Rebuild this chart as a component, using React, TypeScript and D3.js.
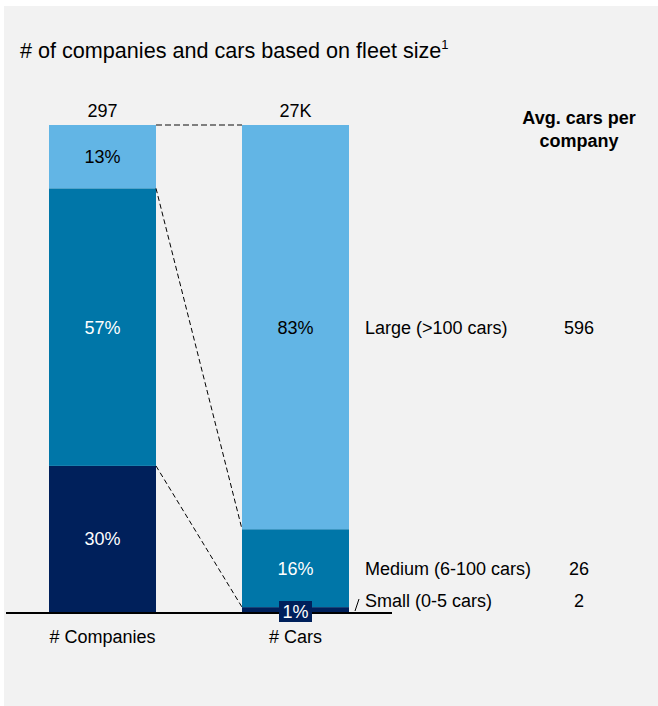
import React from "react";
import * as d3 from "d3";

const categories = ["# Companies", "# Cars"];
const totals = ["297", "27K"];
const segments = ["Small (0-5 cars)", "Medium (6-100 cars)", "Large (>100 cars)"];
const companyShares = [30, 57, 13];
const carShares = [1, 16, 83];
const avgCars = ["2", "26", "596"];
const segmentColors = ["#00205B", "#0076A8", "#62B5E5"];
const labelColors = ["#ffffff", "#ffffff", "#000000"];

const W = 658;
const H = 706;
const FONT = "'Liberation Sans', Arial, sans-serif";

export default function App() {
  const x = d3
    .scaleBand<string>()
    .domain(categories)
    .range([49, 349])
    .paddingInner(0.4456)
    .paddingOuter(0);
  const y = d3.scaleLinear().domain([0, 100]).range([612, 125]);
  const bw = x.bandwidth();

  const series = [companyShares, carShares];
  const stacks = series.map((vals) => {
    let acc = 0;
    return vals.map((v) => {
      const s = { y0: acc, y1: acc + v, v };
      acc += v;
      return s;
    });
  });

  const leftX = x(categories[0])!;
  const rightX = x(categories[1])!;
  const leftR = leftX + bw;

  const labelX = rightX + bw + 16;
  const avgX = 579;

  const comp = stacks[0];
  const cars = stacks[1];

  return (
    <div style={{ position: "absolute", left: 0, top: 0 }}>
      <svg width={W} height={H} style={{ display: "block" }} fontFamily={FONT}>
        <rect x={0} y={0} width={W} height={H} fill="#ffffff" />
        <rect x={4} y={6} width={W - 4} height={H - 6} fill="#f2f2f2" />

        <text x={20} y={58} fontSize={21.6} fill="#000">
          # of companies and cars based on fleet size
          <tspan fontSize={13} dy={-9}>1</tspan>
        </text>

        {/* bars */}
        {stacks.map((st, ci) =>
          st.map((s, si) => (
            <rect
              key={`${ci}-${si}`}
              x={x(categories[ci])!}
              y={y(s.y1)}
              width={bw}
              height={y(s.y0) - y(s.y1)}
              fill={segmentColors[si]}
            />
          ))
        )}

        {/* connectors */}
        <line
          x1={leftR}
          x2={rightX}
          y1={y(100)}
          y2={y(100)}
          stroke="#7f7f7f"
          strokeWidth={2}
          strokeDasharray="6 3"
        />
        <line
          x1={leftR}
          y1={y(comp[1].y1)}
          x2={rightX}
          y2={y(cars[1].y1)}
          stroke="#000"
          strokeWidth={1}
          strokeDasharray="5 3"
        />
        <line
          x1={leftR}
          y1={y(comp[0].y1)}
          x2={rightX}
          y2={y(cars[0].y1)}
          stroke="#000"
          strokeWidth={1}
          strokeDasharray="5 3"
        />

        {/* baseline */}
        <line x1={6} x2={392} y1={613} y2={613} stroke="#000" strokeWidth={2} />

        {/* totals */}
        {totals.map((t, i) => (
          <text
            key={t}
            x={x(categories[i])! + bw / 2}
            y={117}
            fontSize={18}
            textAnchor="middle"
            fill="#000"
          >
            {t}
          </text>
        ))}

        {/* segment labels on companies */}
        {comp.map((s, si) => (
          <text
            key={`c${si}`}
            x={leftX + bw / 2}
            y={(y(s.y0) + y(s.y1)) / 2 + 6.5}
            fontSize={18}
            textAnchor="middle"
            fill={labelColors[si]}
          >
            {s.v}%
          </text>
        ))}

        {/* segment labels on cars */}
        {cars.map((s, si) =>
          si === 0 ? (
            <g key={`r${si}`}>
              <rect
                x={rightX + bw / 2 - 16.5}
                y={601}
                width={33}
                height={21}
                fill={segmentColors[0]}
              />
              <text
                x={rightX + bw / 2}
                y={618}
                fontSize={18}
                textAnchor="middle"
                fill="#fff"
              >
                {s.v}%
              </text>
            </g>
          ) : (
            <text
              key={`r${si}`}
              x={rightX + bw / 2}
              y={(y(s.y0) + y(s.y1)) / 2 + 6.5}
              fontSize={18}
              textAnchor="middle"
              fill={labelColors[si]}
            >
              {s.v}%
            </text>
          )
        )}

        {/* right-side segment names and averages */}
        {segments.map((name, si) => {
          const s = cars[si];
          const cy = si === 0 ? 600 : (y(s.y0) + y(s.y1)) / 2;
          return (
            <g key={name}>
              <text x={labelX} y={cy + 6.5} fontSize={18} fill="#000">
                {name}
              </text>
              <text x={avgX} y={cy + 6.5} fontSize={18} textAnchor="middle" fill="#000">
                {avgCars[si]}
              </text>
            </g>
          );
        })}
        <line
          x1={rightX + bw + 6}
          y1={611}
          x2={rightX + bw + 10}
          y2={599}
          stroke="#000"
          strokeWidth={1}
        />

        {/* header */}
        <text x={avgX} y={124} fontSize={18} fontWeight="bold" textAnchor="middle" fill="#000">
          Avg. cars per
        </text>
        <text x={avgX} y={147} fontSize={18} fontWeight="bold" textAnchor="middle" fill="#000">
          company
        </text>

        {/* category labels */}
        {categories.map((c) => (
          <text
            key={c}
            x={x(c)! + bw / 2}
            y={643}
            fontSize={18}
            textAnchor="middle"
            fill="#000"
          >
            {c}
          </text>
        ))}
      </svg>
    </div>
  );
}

_Short problem_
Repeat the listing in full and exactly. Leave any pictures out.

_Result of this exercise_
Rebuild this chart as a component, using React, TypeScript and D3.js.
import React from "react";
import * as d3 from "d3";

const categories = ["# Companies", "# Cars"];
const totals = ["297", "27K"];
const segments = ["Small (0-5 cars)", "Medium (6-100 cars)", "Large (>100 cars)"];
const companyShares = [30, 57, 13];
const carShares = [1, 16, 83];
const avgCars = ["2", "26", "596"];
const segmentColors = ["#00205B", "#0076A8", "#62B5E5"];
const labelColors = ["#ffffff", "#ffffff", "#000000"];

const W = 658;
const H = 706;
const FONT = "'Liberation Sans', Arial, sans-serif";

export default function App() {
  const x = d3
    .scaleBand<string>()
    .domain(categories)
    .range([49, 349])
    .paddingInner(0.4456)
    .paddingOuter(0);
  const y = d3.scaleLinear().domain([0, 100]).range([612, 125]);
  const bw = x.bandwidth();

  const series = [companyShares, carShares];
  const stacks = series.map((vals) => {
    let acc = 0;
    return vals.map((v) => {
      const s = { y0: acc, y1: acc + v, v };
      acc += v;
      return s;
    });
  });

  const leftX = x(categories[0])!;
  const rightX = x(categories[1])!;
  const leftR = leftX + bw;

  const labelX = rightX + bw + 16;
  const avgX = 579;

  const comp = stacks[0];
  const cars = stacks[1];

  return (
    <div style={{ position: "absolute", left: 0, top: 0 }}>
      <svg width={W} height={H} style={{ display: "block" }} fontFamily={FONT}>
        <rect x={0} y={0} width={W} height={H} fill="#ffffff" />
        <rect x={4} y={6} width={W - 4} height={H - 6} fill="#f2f2f2" />

        <text x={20} y={58} fontSize={21.6} fill="#000">
          # of companies and cars based on fleet size
          <tspan fontSize={13} dy={-9}>1</tspan>
        </text>

        {/* bars */}
        {stacks.map((st, ci) =>
          st.map((s, si) => (
            <rect
              key={`${ci}-${si}`}
              x={x(categories[ci])!}
              y={y(s.y1)}
              width={bw}
              height={y(s.y0) - y(s.y1)}
              fill={segmentColors[si]}
            />
          ))
        )}

        {/* connectors */}
        <line
          x1={leftR}
          x2={rightX}
          y1={y(100)}
          y2={y(100)}
          stroke="#7f7f7f"
          strokeWidth={2}
          strokeDasharray="6 3"
        />
        <line
          x1={leftR}
          y1={y(comp[1].y1)}
          x2={rightX}
          y2={y(cars[1].y1)}
          stroke="#000"
          strokeWidth={1}
          strokeDasharray="5 3"
        />
        <line
          x1={leftR}
          y1={y(comp[0].y1)}
          x2={rightX}
          y2={y(cars[0].y1)}
          stroke="#000"
          strokeWidth={1}
          strokeDasharray="5 3"
        />

        {/* baseline */}
        <line x1={6} x2={392} y1={613} y2={613} stroke="#000" strokeWidth={2} />

        {/* totals */}
        {totals.map((t, i) => (
          <text
            key={t}
            x={x(categories[i])! + bw / 2}
            y={117}
            fontSize={18}
            textAnchor="middle"
            fill="#000"
          >
            {t}
          </text>
        ))}

        {/* segment labels on companies */}
        {comp.map((s, si) => (
          <text
            key={`c${si}`}
            x={leftX + bw / 2}
            y={(y(s.y0) + y(s.y1)) / 2 + 6.5}
            fontSize={18}
            textAnchor="middle"
            fill={labelColors[si]}
          >
            {s.v}%
          </text>
        ))}

        {/* segment labels on cars */}
        {cars.map((s, si) =>
          si === 0 ? (
            <g key={`r${si}`}>
              <rect
                x={rightX + bw / 2 - 16.5}
                y={601}
                width={33}
                height={21}
                fill={segmentColors[0]}
              />
              <text
                x={rightX + bw / 2}
                y={618}
                fontSize={18}
                textAnchor="middle"
                fill="#fff"
              >
                {s.v}%
              </text>
            </g>
          ) : (
            <text
              key={`r${si}`}
              x={rightX + bw / 2}
              y={(y(s.y0) + y(s.y1)) / 2 + 6.5}
              fontSize={18}
              textAnchor="middle"
              fill={labelColors[si]}
            >
              {s.v}%
            </text>
          )
        )}

        {/* right-side segment names and averages */}
        {segments.map((name, si) => {
          const s = cars[si];
          const cy = si === 0 ? 600 : (y(s.y0) + y(s.y1)) / 2;
          return (
            <g key={name}>
              <text x={labelX} y={cy + 6.5} fontSize={18} fill="#000">
                {name}
              </text>
              <text x={avgX} y={cy + 6.5} fontSize={18} textAnchor="middle" fill="#000">
                {avgCars[si]}
              </text>
            </g>
          );
        })}
        <line
          x1={rightX + bw + 6}
          y1={611}
          x2={rightX + bw + 10}
          y2={599}
          stroke="#000"
          strokeWidth={1}
        />

        {/* header */}
        <text x={avgX} y={124} fontSize={18} fontWeight="bold" textAnchor="middle" fill="#000">
          Avg. cars per
        </text>
        <text x={avgX} y={147} fontSize={18} fontWeight="bold" textAnchor="middle" fill="#000">
          company
        </text>

        {/* category labels */}
        {categories.map((c) => (
          <text
            key={c}
            x={x(c)! + bw / 2}
            y={643}
            fontSize={18}
            textAnchor="middle"
            fill="#000"
          >
            {c}
          </text>
        ))}
      </svg>
    </div>
  );
}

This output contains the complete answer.